Jeszcze nie zdążył odebrać prawka, a już je stracił. Policjanci pokazali mandat wlepiony 18-latkowi
W styczniu pisaliśmy o 43-letniej kobiecie z Rzeszowa, która spowodowała karambol w dwie godziny po zdaniu egzaminu. Dostała mandat i "tylko" 10 punktów karnych i... dalej mogła jeździć. Ten 18-latek z Zamościa był jeszcze "lepszy" i szybszy. Dosłownie.
18-latek pędził przez miasto 112 km/h. Kilka dni wcześniej zdał prawko, ale już mu je zabrano
Zamojscy policjanci prowadzili kontrolę w niedzielę na ulicy Legionów. Obowiązuje tam ograniczenie do 50km/h. Nagle jednak minęło ich rozpędzone Volvo. Radar pokazał: 112 km/h, czyli kierowca jechał ponad dwa razy szybciej, niż mógł.
"Zatrzymali Volvo do kontroli. Za kierownicą siedział 18-latek. Jak się okazało, młodzieniec kilka dni wcześniej zdał prawo jazdy i nie zdążył jeszcze odebrać blankietu. Kontrola drogowa dla młodzieńca zakończyła się mandatem w wysokości 2000 złotych" – relacjonowali na swojej stronie. Na poniższym zdjęciu widać też, że otrzymał 14 punktów karnych.
Młody kierowca ponadto stracił uprawnienia do prowadzenia pojazdów na 3 miesiące. Musi się teraz powstrzymać przed wejściem za kółko, bo może dostać kolejną karę. Wynika to wprost z przepisów.

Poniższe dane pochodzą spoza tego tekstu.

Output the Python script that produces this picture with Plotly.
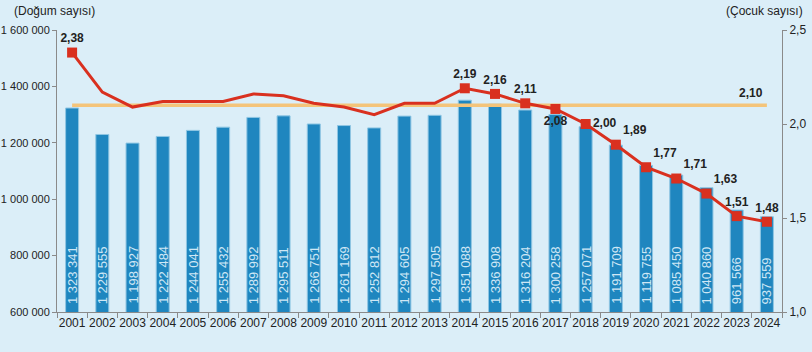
import plotly.graph_objects as go

years = [str(y) for y in range(2001, 2025)]
births = [1323341, 1229555, 1198927, 1222484, 1244041, 1255432, 1289992, 1295511,
          1266751, 1261169, 1252812, 1294605, 1297505, 1351088, 1336908, 1316204,
          1300258, 1257071, 1191709, 1119755, 1085450, 1040860, 961566, 937559]
tfr = [2.38, 2.17, 2.09, 2.12, 2.12, 2.12, 2.16, 2.15, 2.11, 2.09, 2.05, 2.11, 2.11,
       2.19, 2.16, 2.11, 2.08, 2.00, 1.89, 1.77, 1.71, 1.63, 1.51, 1.48]
labelled_years = ["2001", "2014", "2015", "2016", "2017", "2018", "2019", "2020",
                  "2021", "2022", "2023", "2024"]
label_pos = {"2017": "bottom center", "2018": "middle right", "2019": "top right",
             "2020": "top right", "2021": "top right", "2022": "top right"}
replacement = 2.10
y_min = 600000

BG = "#dbeef8"
FONT = "Liberation Sans, Arial, sans-serif"

def fmt_thousands(v):
    return f"{v:,d}".replace(",", " ")

fig = go.Figure()
fig.add_trace(go.Bar(
    x=years, y=births, marker=dict(color="#1f86bf", line=dict(color="#8fc6e3", width=1)),
    width=0.43,
))
for i, v in enumerate(births):
    fig.add_annotation(x=i, y=0, xref="x", yref="paper", text=fmt_thousands(v),
                       textangle=-90, showarrow=False, xanchor="center", yanchor="bottom",
                       yshift=6, font=dict(color="#cfe7f5", size=13, family=FONT))
fig.add_trace(go.Scatter(
    x=[years[0], years[-1]], y=[replacement, replacement], yaxis="y2", mode="lines",
    line=dict(color="#f4c47a", width=3.5), hoverinfo="skip",
))
fig.add_trace(go.Scatter(
    x=years, y=tfr, yaxis="y2", mode="lines", line=dict(color="#d9301f", width=3),
))
lx = [y for y in years if y in labelled_years]
ly = [tfr[years.index(y)] for y in lx]
fig.add_trace(go.Scatter(
    x=lx, y=ly, yaxis="y2", mode="markers+text",
    marker=dict(symbol="square", size=10, color="#d9301f"),
    text=ly, texttemplate="<b>%{y:.2f}</b>",
    textposition=[label_pos.get(y, "top center") for y in lx],
    textfont=dict(color="#222222", size=12, family=FONT), cliponaxis=False,
))
fig.add_annotation(x=len(years) - 1, y=replacement, xref="x", yref="y2", text="<b>2,10</b>",
                   showarrow=False, xanchor="right", yanchor="bottom", xshift=-2, yshift=3,
                   font=dict(color="#222222", size=12, family=FONT))
fig.add_annotation(x=0, y=1, xref="paper", yref="paper", xshift=-45, yshift=28,
                   text="(Doğum sayısı)", showarrow=False, xanchor="left", yanchor="top",
                   font=dict(color="#222222", size=12, family=FONT))
fig.add_annotation(x=1, y=1, xref="paper", yref="paper", xshift=23, yshift=28,
                   text="(Çocuk sayısı)", showarrow=False, xanchor="right", yanchor="top",
                   font=dict(color="#222222", size=12, family=FONT))

fig.update_layout(
    width=812, height=352, margin=dict(l=57, r=30, t=30, b=40),
    paper_bgcolor=BG, plot_bgcolor=BG, showlegend=False, separators=", ",
    font=dict(family=FONT, size=12, color="#222222"),
    xaxis=dict(type="category", range=[-0.5, 23.5], showline=True, linecolor="#8a8a8a",
               ticks="outside", tickson="boundaries", ticklen=5, tickcolor="#8a8a8a",
               showgrid=False, tickangle=0, tickfont=dict(size=12), automargin=False),
    yaxis=dict(range=[y_min, 1600000], dtick=200000, tickformat=",d", showline=True,
               linecolor="#8a8a8a", ticks="outside", ticklen=4, tickcolor="#8a8a8a",
               showgrid=False, zeroline=False, tickfont=dict(size=11), automargin=False),
    yaxis2=dict(range=[1.0, 2.5], dtick=0.5, tickformat=".1f", overlaying="y", side="right",
                showline=True, linecolor="#8a8a8a", ticks="outside", ticklen=4,
                tickcolor="#8a8a8a", showgrid=False, zeroline=False, tickfont=dict(size=12),
                automargin=False),
)
fig.write_html("out.html")
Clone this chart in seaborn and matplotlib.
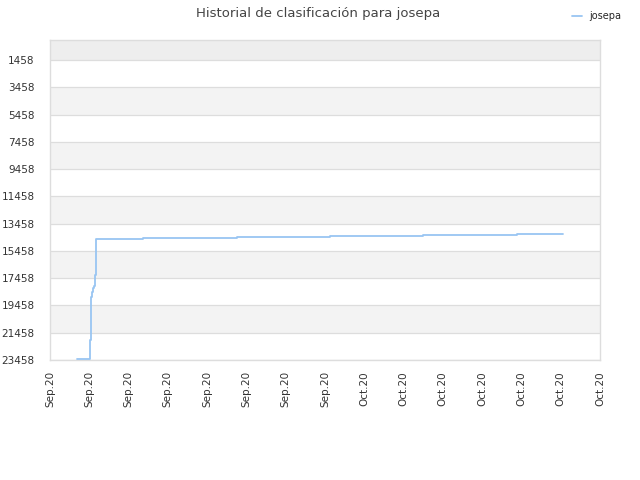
import numpy as np
import pandas as pd
import seaborn as sns
import matplotlib.pyplot as plt
import matplotlib.dates as mdates

# datos (dias desde el 23 sep 2020, posicion en la clasificacion)
dias = [0.68, 1.02, 1.04, 1.07, 1.09, 1.12, 1.14, 1.16, 2.36, 4.75, 7.13, 9.49, 11.88, 13.07]
posicion = [23400, 21990, 18820, 18450, 18180, 18010, 17220, 14580, 14490, 14420, 14340, 14270, 14200, 14200]
yticks = [1458, 3458, 5458, 7458, 9458, 11458, 13458, 15458, 17458, 19458, 21458, 23458]
inicio = pd.Timestamp("2020-09-23")
xticks = pd.date_range("2020-09-23", "2020-10-07", freq="D")

df = pd.DataFrame({
    "fecha": inicio + pd.to_timedelta(dias, unit="D"),
    "posicion": posicion,
    "jugador": "josepa",
})

sns.set_style("white")
plt.rcParams['font.family'] = ['DejaVu Sans']

fig = plt.figure(figsize=(6.4, 4.8), dpi=100)
ax = fig.add_axes([50 / 640, 120 / 480, 550 / 640, 320 / 480])

# bandas alternas de fondo
ax.axhspan(-8, yticks[0], color="#eeeeee", zorder=0, lw=0)
for i in range(len(yticks) - 1):
    if i % 2 == 1:
        ax.axhspan(yticks[i], yticks[i + 1], color="#f3f3f3", zorder=0, lw=0)
for y in yticks:
    ax.axhline(y, color="#dddddd", lw=0.9, zorder=1)

sns.lineplot(data=df, x="fecha", y="posicion", hue="jugador", palette=["#99c5f2"],
             drawstyle="steps-post", estimator=None, sort=False, lw=1.3, ax=ax,
             legend=False, zorder=3)

ax.set_ylim(23458, -8)
ax.set_yticks(yticks)
ax.set_xlim(xticks[0], xticks[-1])
ax.set_xticks(xticks)
ax.xaxis.set_major_formatter(mdates.DateFormatter("%b.%y"))
ax.tick_params(axis="x", rotation=90, length=0, pad=8, labelsize=7.5, labelcolor="#333333")
ax.tick_params(axis="y", length=0, pad=11, labelsize=7.5, labelcolor="#333333")
ax.set_xlabel("")
ax.set_ylabel("")
for s in ax.spines.values():
    s.set_color("#dddddd")
    s.set_linewidth(1)

fig.text(0.497, 0.972, "Historial de clasificación para josepa", ha="center", va="center",
         fontsize=9.5, color="#444444")
h = plt.Line2D([], [], color="#99c5f2", lw=1.3)
fig.legend([h], ["josepa"], loc="upper right", bbox_to_anchor=(0.985, 0.995), frameon=False,
           fontsize=7, handlelength=1.0, handletextpad=0.8)

plt.savefig("out.png", dpi=100)
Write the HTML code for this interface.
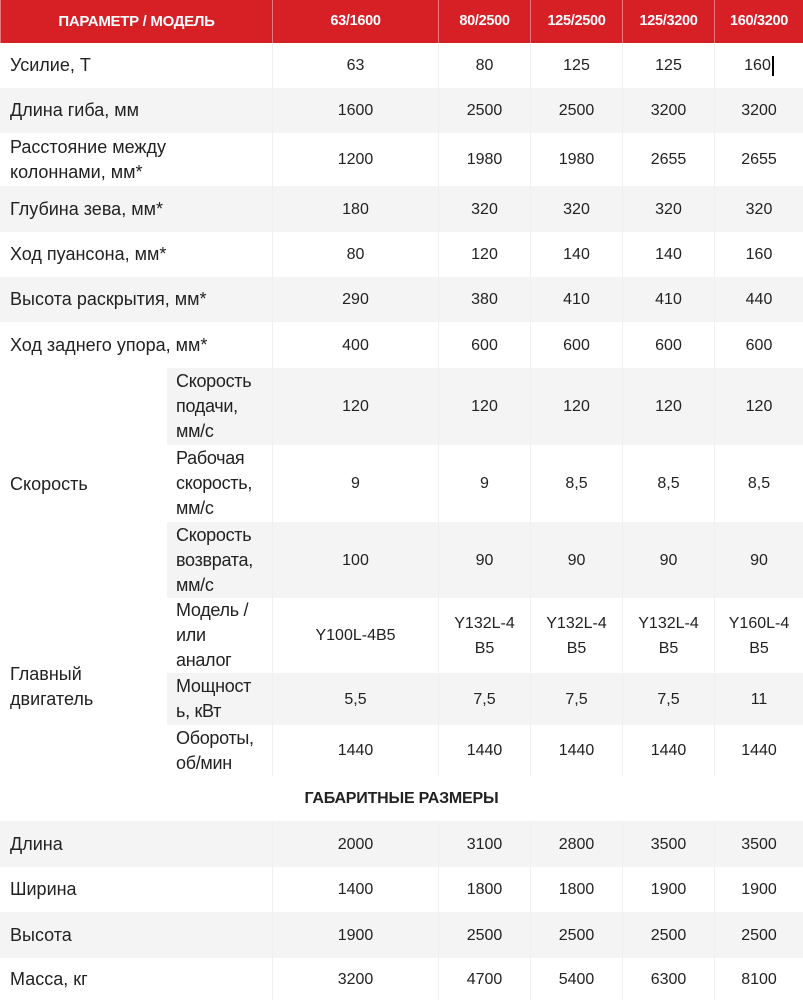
<!DOCTYPE html>
<html><head><meta charset="utf-8"><style>
body{margin:0;width:803px;height:1000px;overflow:hidden;background:#fff;font-family:"Liberation Sans",Arial,sans-serif;color:#222;position:relative}
.r{position:absolute;left:0;width:803px;display:flex}
.g{background:#f4f4f4}
.c{display:flex;align-items:center;justify-content:center;text-align:center;font-size:16px;line-height:25px;box-sizing:border-box;border-left:1px solid #f0f0f0}
.l{width:272px;justify-content:flex-start;text-align:left;padding-left:10px;font-size:18px;line-height:25px;border-left:none}
.w1{width:166px}.w2{width:92px}.w5{width:89px}
.h{background:#d71f26;color:#fff;font-weight:bold;letter-spacing:-0.3px}
.h .c{border-left:1px solid #e8777b;font-size:14.5px}
.sub{position:absolute;left:167px;width:105px;padding-left:9px;font-size:18px;line-height:25px;box-sizing:border-box;display:flex;align-items:center;letter-spacing:-0.3px}
</style></head><body>
<div class="r h" style="top:0;height:43px"><div class="c l" style="justify-content:center;padding-left:0;padding-right:0;font-size:15px">ПАРАМЕТР / МОДЕЛЬ</div><div class="c w1">63/1600</div><div class="c w2">80/2500</div><div class="c w2">125/2500</div><div class="c w2">125/3200</div><div class="c w5">160/3200</div></div>

<div class="r" style="top:43px;height:45px"><div class="c l">Усилие, Т</div><div class="c w1">63</div><div class="c w2">80</div><div class="c w2">125</div><div class="c w2">125</div><div class="c w5">160<span style="display:inline-block;width:2px;height:20px;background:#000;margin-left:1px"></span></div></div>
<div class="r g" style="top:88px;height:45px"><div class="c l">Длина гиба, мм</div><div class="c w1">1600</div><div class="c w2">2500</div><div class="c w2">2500</div><div class="c w2">3200</div><div class="c w5">3200</div></div>
<div class="r" style="top:133px;height:53px"><div class="c l">Расстояние между<br>колоннами, мм*</div><div class="c w1">1200</div><div class="c w2">1980</div><div class="c w2">1980</div><div class="c w2">2655</div><div class="c w5">2655</div></div>
<div class="r g" style="top:186px;height:46px"><div class="c l">Глубина зева, мм*</div><div class="c w1">180</div><div class="c w2">320</div><div class="c w2">320</div><div class="c w2">320</div><div class="c w5">320</div></div>
<div class="r" style="top:232px;height:45px"><div class="c l">Ход пуансона, мм*</div><div class="c w1">80</div><div class="c w2">120</div><div class="c w2">140</div><div class="c w2">140</div><div class="c w5">160</div></div>
<div class="r g" style="top:277px;height:45px"><div class="c l">Высота раскрытия, мм*</div><div class="c w1">290</div><div class="c w2">380</div><div class="c w2">410</div><div class="c w2">410</div><div class="c w5">440</div></div>
<div class="r" style="top:322px;height:46px"><div class="c l">Ход заднего упора, мм*</div><div class="c w1">400</div><div class="c w2">600</div><div class="c w2">600</div><div class="c w2">600</div><div class="c w5">600</div></div>

<div class="r g" style="top:368px;height:77px"><div class="c l" style="background:#fff"></div><div class="c w1">120</div><div class="c w2">120</div><div class="c w2">120</div><div class="c w2">120</div><div class="c w5">120</div></div>
<div class="r" style="top:445px;height:77px"><div class="c l"></div><div class="c w1">9</div><div class="c w2">9</div><div class="c w2">8,5</div><div class="c w2">8,5</div><div class="c w5">8,5</div></div>
<div class="r g" style="top:522px;height:76px"><div class="c l" style="background:#fff"></div><div class="c w1">100</div><div class="c w2">90</div><div class="c w2">90</div><div class="c w2">90</div><div class="c w5">90</div></div>
<div class="sub g" style="top:368px;height:77px">Скорость<br>подачи,<br>мм/с</div>
<div class="sub" style="top:445px;height:77px">Рабочая<br>скорость,<br>мм/с</div>
<div class="sub g" style="top:522px;height:76px">Скорость<br>возврата,<br>мм/с</div>
<div style="position:absolute;left:10px;top:472px;font-size:18px;line-height:25px">Скорость</div>

<div class="r" style="top:598px;height:75px"><div class="c l"></div><div class="c w1">Y100L-4B5</div><div class="c w2">Y132L-4<br>B5</div><div class="c w2">Y132L-4<br>B5</div><div class="c w2">Y132L-4<br>B5</div><div class="c w5">Y160L-4<br>B5</div></div>
<div class="r g" style="top:673px;height:52px"><div class="c l" style="background:#fff"></div><div class="c w1">5,5</div><div class="c w2">7,5</div><div class="c w2">7,5</div><div class="c w2">7,5</div><div class="c w5">11</div></div>
<div class="r" style="top:725px;height:51px"><div class="c l"></div><div class="c w1">1440</div><div class="c w2">1440</div><div class="c w2">1440</div><div class="c w2">1440</div><div class="c w5">1440</div></div>
<div class="sub" style="top:598px;height:75px">Модель /<br>или<br>аналог</div>
<div class="sub g" style="top:673px;height:52px">Мощност<br>ь, кВт</div>
<div class="sub" style="top:725px;height:51px">Обороты,<br>об/мин</div>
<div style="position:absolute;left:10px;top:662px;font-size:18px;line-height:25px">Главный<br>двигатель</div>

<div class="r" style="top:776px;height:45px;justify-content:center;align-items:center;font-weight:bold;font-size:16px;letter-spacing:-0.2px">ГАБАРИТНЫЕ РАЗМЕРЫ</div>
<div class="r g" style="top:821px;height:46px"><div class="c l">Длина</div><div class="c w1">2000</div><div class="c w2">3100</div><div class="c w2">2800</div><div class="c w2">3500</div><div class="c w5">3500</div></div>
<div class="r" style="top:867px;height:45px"><div class="c l">Ширина</div><div class="c w1">1400</div><div class="c w2">1800</div><div class="c w2">1800</div><div class="c w2">1900</div><div class="c w5">1900</div></div>
<div class="r g" style="top:912px;height:46px"><div class="c l">Высота</div><div class="c w1">1900</div><div class="c w2">2500</div><div class="c w2">2500</div><div class="c w2">2500</div><div class="c w5">2500</div></div>
<div class="r" style="top:958px;height:42px"><div class="c l">Масса, кг</div><div class="c w1">3200</div><div class="c w2">4700</div><div class="c w2">5400</div><div class="c w2">6300</div><div class="c w5">8100</div></div>
</body></html>
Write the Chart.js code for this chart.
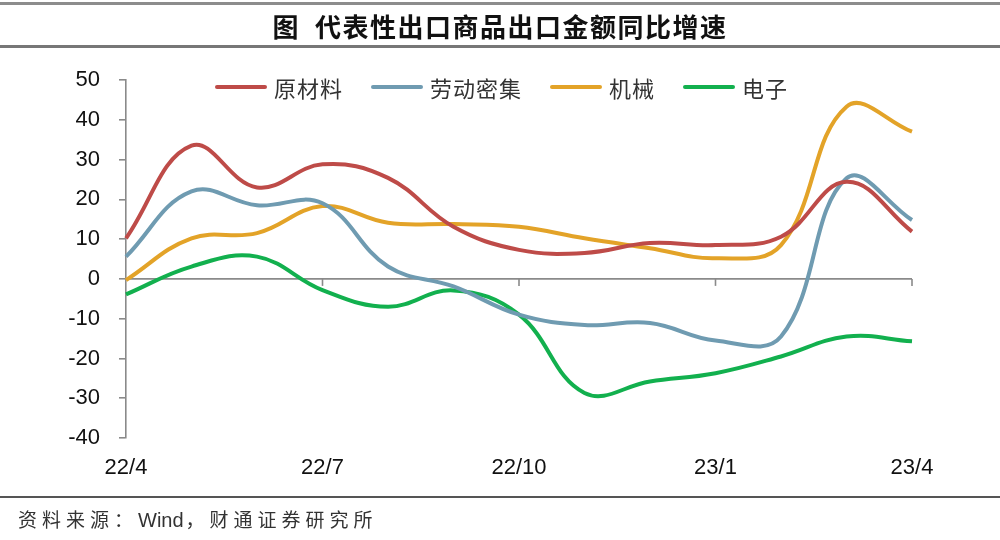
<!DOCTYPE html>
<html><head><meta charset="utf-8">
<script src="https://cdn.jsdelivr.net/npm/chart.js@4"></script>
<style>
body{margin:0;width:1000px;height:540px;position:relative;background:#fff;overflow:hidden}
#c{position:absolute;left:0;top:0}
#topline{position:absolute;left:0;top:2px;width:1000px;height:3px;background:#8c8c8c}
#title{position:absolute;left:0;top:7px;width:1000px;text-align:center;font:bold 26px "Noto Sans CJK SC";color:#111;letter-spacing:1.5px;line-height:38px;white-space:pre}
#tline{position:absolute;left:0;top:45px;width:1000px;height:3px;background:#777}
#fline{position:absolute;left:0;top:496px;width:1000px;height:2px;background:#555}
#footer{position:absolute;left:18px;top:505px;font:19px "Noto Sans CJK SC";color:#333;letter-spacing:5px;line-height:28px}
#footer .en{font-family:"Liberation Sans",Arial,sans-serif;letter-spacing:0;font-size:20px;margin-right:2px}
#legend{position:absolute;left:215px;top:73px;height:28px;display:flex;align-items:center;font:22px "Noto Sans CJK SC";color:#333}
#legend .item{display:flex;align-items:center;margin-right:28px}
#legend .ln{width:52px;height:4px;border-radius:2px;margin-right:7px}
#legend span{letter-spacing:1px}
</style></head>
<body>
<canvas id="c" width="1000" height="540"></canvas>
<div id="topline"></div>
<div id="title">图  代表性出口商品出口金额同比增速</div>
<div id="tline"></div>
<div id="legend"></div>
<div id="fline"></div>
<div id="footer">资料来源：<span class="en">Wind</span>，财通证券研究所</div>
<script>
const months = ['22/4','22/5','22/6','22/7','22/8','22/9','22/10','22/11','22/12','23/1','23/2','23/3','23/4'];
const seriesNames = ['原材料','劳动密集','机械','电子'];
const seriesColors = ['#BE4B48','#6F9BB1','#E3A328','#12B04E'];
const rawMaterials   = [10.2, 33.5, 23.0, 28.8, 25.4, 13.1, 7.3, 6.5, 9.0, 8.5, 10.6, 24.4, 11.9];
const laborIntensive = [5.6, 22.0, 18.5, 19.0, 3.1, -1.9, -9.0, -11.6, -11.1, -15.5, -14.5, 25.3, 14.8];
const machinery      = [-0.3, 10.2, 11.5, 18.3, 14.1, 13.8, 13.1, 10.2, 7.7, 5.2, 8.5, 43.3, 37.0];
const electronics    = [-3.9, 3.1, 5.6, -2.8, -7.0, -2.9, -9.0, -28.7, -25.8, -23.7, -19.5, -14.5, -15.7];
const yTicks = {min:-40, max:50, step:10};
const seriesData = [rawMaterials, laborIntensive, machinery, electronics];

// HTML legend from series arrays
const lg = document.getElementById('legend');
seriesNames.forEach((n,i)=>{
  const it = document.createElement('div'); it.className='item';
  const ln = document.createElement('div'); ln.className='ln'; ln.style.background=seriesColors[i];
  const tx = document.createElement('span'); tx.textContent=n;
  it.appendChild(ln); it.appendChild(tx); lg.appendChild(it);
});

const zeroAxis = {
  id:'zeroAxis',
  beforeDatasetsDraw(chart){
    const {ctx, chartArea, scales} = chart;
    const y0 = scales.y.getPixelForValue(0);
    ctx.save();
    ctx.strokeStyle='#8a8a8a'; ctx.lineWidth=1.6;
    ctx.beginPath(); ctx.moveTo(chartArea.left, y0); ctx.lineTo(chartArea.right, y0); ctx.stroke();
    months.forEach((m,i)=>{
      if(i>0 && i%3===0){
        const x = scales.x.getPixelForValue(i);
        ctx.beginPath(); ctx.moveTo(x, y0); ctx.lineTo(x, y0+7); ctx.stroke();
      }
    });
    ctx.restore();
  }
};

new Chart(document.getElementById('c'), {
  type:'line',
  data:{
    labels: months,
    datasets: seriesNames.map((n,i)=>({
      label:n, data:seriesData[i], borderColor:seriesColors[i], backgroundColor:seriesColors[i],
      borderWidth:4, pointRadius:0, tension:0.4, fill:false, cubicInterpolationMode:'default'
    }))
  },
  options:{
    responsive:false, animation:false, devicePixelRatio:1,
    layout:{padding:{left:0, right:88, top:80, bottom:0}},
    plugins:{legend:{display:false}, tooltip:{enabled:false}, title:{display:false}},
    scales:{
      x:{
        offset:false,
        grid:{display:false, drawTicks:false},
        border:{display:false},
        ticks:{autoSkip:false, maxRotation:0, minRotation:0, padding:17, color:'#111',
          font:{family:'"Liberation Sans", Arial, sans-serif', size:22},
          callback:(v,i)=> i%3===0 ? months[i] : ''},
        afterFit:(s)=>{ s.height = 102; }
      },
      y:{
        min:yTicks.min, max:yTicks.max,
        grid:{display:true, drawOnChartArea:false, drawTicks:true, tickLength:7, color:'#8a8a8a', lineWidth:1.6},
        border:{display:true, color:'#8a8a8a', width:1.6},
        ticks:{stepSize:yTicks.step, padding:19, color:'#111',
          font:{family:'"Liberation Sans", Arial, sans-serif', size:22}},
        afterFit:(s)=>{ s.width = 126; }
      }
    }
  },
  plugins:[zeroAxis]
});
</script>
</body></html>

"Kierowca, który przekroczył dopuszczalną prędkość w terenie zabudowanym o przynajmniej 51 km/h musi liczyć się z utratą prawa jazdy i jest to kara niezależna od pozostałych obciążeń. Dokument odbierany jest na okres 3-miesięczny. Jazda bez niego wiąże się z kolejnym mandatem i wydłużeniem utraty prawa jazdy za prędkość" – informują policjanci.
Dodajmy, że tylko w pierwszej połowie zeszłego roku, policjanci zatrzymali 17 tys. praw jazdy za przekroczenie dozwolonej prędkości w terenie zabudowanym. Jak widać, nawet tak surowe przepisy nadal nie zniechęcają kierowców przed bawieniem się w "Szybkich i wściekłych".